The Guardian agreed with the local authority that Fiona will not receive the same level of therapeutic intervention if she was to return home at the present time. She believes that Fiona should stay at A Children’s Home for now. The worst thing that could happen for Fiona would be for her to return home too quickly and then for her to come to harm at home or for her to have to move again [para 23]. The Guardian supports the necessity for an order depriving Fiona of her liberty in this case. She maintains that the restrictions do amount to a deprivation of liberty and are needed to keep Fiona safe [para 24].
Fiona agrees that she should remain at A Children’s Home at the moment but would like a clear plan as to when she is going to go home [para 26]. Fiona felt that it is not necessary for Mr L. Samuels QC to make an order depriving her of her liberty [para 28]. Mr L. Samuels QC met with Fiona on 8 December, and she impressed him as a mature, intelligent and articulate young person [para 27 & 28].
The Law: The law on this issue is well known and summarised in the case of Salford CC v NV, AM and M  EWHC 1510. The right to liberty is protected by Article 5 of the European Convention on Human Rights and Article 37 of the United Nations Convention on the Rights of the Child. Any interference with Fiona’s liberty must be in accordance with the rule of law, and only used as a measure of last resort and for the shortest possible time [para 37].
Decision: Mr L. Samuels QC agreed with everyone that Fiona needs to stay at A Children’s Home for a little longer [para 30]. He stated that everyone should work towards Fiona coming home in time to start the school year in September 2022 [para 32] and that there must be clear steps to achieve this as set out in the local authority’s transition plan. It is also important that Fiona’s mother receives an up to date and fair assessment of her ability to care for Fiona. Mr L. Samuels QC was clear that the decision about when it is time for Fiona to come home should be one that is agreed by the professionals working with her and for the final decision to be made by the local authority. He agreed with the Guardian that it could be dangerous for Fiona to return home too soon or without proper planning and support services in place [para 33].
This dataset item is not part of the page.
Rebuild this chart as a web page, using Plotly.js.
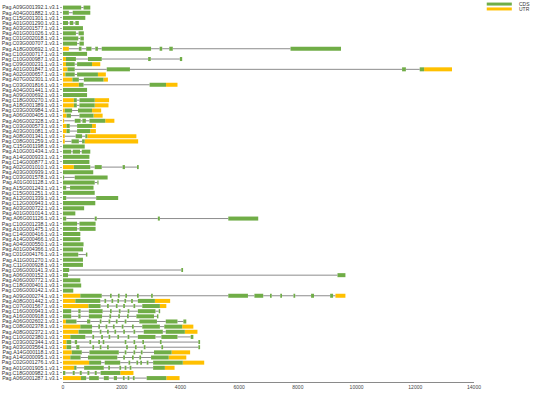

Turning to consider the necessity of an order authorising Fiona’s deprivation of liberty, Mr L. Samuels QC did not think this situation was comparable to that in Hertfordshire CC v NK and AK  EWHC 139 [para 39]. Mr L. Samuels QC considered that the restrictions imposed upon Fiona amount to a deprivation of her liberty [para 40]. He went on to consider whether he was satisfied that such a deprivation of liberty is in Fiona’s best interests, whether it is proportionate and whether it is necessary to keep her safe [para 42]. Mr L. Samuels QC concluded that her positive progress needs to continue for a little longer and to be stress tested. He carefully reviewed the proposed deprivations and considered them to be proportionate and necessary given the history of this case [para 42]. Mr L. Samuels QC stated that he would not agree an order for a further 12 months and therefore made the order to last until 26 August 2022. He emphasised that the restrictions authorised are permissive only and are not a requirement. He stressed that there should be further communication with A Children’s Home to underline that point as it would not be right for Fiona to be subject to a greater degree of control of supervision than is strictly necessary to protect her from harm, simply because of the terms of the DOLS order that is in place [para 43].